§ **WHAT IS BEING ASKED**:
Reproduce exactly, and only, the lines running from the start of the entries below to the line containing "950, 2290, 4880]".

[Entries with chart source code]
::::

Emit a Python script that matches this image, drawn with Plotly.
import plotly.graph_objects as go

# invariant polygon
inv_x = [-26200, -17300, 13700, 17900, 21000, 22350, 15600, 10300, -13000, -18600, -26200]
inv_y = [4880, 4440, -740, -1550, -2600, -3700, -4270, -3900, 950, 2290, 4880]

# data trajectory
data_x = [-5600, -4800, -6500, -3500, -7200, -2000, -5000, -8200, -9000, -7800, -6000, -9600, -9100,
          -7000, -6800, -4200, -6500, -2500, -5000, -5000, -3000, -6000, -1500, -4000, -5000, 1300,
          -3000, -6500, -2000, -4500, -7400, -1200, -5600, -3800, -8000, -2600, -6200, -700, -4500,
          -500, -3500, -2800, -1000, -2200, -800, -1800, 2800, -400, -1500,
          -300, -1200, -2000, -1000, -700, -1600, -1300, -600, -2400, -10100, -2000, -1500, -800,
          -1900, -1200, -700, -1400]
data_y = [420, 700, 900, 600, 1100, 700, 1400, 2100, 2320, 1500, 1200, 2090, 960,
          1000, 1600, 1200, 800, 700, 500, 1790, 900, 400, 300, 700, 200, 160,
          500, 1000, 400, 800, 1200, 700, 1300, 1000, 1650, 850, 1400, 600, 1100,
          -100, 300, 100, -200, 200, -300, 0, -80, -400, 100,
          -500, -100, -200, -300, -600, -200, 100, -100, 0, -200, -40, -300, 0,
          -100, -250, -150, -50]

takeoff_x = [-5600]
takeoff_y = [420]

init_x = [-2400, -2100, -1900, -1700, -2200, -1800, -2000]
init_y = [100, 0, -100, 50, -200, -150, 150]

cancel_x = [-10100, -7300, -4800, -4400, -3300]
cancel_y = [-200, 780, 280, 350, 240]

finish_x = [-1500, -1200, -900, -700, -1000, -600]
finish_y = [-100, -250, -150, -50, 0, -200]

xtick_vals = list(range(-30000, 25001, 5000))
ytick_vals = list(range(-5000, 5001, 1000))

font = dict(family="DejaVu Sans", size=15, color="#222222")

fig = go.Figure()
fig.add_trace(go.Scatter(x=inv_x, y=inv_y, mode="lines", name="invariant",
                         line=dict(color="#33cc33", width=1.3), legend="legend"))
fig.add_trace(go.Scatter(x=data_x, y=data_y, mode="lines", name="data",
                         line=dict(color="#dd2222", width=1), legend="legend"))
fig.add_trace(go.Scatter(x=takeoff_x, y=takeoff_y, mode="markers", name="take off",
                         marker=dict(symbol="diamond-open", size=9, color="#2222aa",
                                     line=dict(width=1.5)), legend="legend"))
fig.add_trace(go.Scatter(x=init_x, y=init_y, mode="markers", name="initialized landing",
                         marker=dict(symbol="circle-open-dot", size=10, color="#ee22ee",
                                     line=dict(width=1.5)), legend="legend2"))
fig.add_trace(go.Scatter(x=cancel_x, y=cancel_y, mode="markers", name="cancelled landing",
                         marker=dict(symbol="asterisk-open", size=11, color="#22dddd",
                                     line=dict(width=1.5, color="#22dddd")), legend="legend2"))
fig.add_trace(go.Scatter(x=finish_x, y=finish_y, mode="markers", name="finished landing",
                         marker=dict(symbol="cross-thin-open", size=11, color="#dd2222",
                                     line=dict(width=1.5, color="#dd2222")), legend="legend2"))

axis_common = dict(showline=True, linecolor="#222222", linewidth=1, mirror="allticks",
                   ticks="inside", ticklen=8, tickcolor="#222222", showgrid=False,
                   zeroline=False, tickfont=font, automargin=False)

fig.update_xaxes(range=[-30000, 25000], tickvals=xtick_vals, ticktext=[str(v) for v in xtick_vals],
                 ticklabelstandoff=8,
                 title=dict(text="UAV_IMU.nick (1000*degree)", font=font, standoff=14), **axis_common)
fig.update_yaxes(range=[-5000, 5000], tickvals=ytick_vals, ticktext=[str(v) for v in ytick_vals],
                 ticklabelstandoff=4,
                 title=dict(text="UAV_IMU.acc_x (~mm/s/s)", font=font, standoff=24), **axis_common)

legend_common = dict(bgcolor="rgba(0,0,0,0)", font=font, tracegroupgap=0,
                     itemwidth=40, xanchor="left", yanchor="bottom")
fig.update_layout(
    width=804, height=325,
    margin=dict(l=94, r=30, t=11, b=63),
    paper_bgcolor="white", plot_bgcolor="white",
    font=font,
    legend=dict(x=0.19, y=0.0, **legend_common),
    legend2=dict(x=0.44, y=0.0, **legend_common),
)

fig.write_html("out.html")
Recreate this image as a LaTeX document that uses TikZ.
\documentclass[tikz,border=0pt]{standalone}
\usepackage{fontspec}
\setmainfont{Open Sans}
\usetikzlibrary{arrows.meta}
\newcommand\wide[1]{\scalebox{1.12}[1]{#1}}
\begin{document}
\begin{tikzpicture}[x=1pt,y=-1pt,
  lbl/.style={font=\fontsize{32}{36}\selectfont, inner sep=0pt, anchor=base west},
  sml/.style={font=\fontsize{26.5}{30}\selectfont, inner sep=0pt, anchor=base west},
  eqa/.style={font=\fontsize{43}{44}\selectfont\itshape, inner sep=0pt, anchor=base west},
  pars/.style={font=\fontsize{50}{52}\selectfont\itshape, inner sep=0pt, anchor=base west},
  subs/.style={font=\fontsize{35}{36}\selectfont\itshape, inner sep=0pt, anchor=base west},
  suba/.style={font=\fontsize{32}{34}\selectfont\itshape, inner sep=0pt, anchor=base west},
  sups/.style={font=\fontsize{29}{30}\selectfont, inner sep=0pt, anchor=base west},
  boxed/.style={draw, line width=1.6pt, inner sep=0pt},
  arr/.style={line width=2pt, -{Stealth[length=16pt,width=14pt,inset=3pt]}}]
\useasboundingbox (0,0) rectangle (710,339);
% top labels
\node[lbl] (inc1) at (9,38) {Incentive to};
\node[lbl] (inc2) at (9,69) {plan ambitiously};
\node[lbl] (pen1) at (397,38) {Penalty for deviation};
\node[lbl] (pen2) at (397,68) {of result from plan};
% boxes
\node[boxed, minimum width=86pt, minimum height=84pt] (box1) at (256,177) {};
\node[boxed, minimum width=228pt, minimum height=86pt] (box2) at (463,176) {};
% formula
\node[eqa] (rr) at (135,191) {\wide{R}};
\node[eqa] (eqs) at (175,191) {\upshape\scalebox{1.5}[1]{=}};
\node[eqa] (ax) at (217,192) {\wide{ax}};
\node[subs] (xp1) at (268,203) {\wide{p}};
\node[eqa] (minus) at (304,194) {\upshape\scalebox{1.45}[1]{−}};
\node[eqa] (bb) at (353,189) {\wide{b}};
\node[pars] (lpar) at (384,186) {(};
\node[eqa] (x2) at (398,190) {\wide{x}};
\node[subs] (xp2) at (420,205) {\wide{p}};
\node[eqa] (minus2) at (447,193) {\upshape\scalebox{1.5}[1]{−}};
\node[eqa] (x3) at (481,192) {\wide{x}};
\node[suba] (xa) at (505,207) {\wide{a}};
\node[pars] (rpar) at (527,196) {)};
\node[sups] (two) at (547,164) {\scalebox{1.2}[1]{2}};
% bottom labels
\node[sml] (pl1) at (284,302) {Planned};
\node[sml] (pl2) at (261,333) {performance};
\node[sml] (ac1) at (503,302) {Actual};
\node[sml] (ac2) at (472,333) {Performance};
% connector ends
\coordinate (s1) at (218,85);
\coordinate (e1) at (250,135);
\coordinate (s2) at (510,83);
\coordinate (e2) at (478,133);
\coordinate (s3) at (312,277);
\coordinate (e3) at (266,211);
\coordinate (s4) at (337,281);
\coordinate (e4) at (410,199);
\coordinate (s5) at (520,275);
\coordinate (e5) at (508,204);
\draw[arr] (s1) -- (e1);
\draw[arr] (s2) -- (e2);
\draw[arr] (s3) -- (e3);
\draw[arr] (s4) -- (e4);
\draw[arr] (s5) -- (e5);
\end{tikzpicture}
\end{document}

::::

§ **TASK SOLUTION**:
Emit a Python script that matches this image, drawn with Plotly.
import plotly.graph_objects as go

# invariant polygon
inv_x = [-26200, -17300, 13700, 17900, 21000, 22350, 15600, 10300, -13000, -18600, -26200]
inv_y = [4880, 4440, -740, -1550, -2600, -3700, -4270, -3900, 950, 2290, 4880]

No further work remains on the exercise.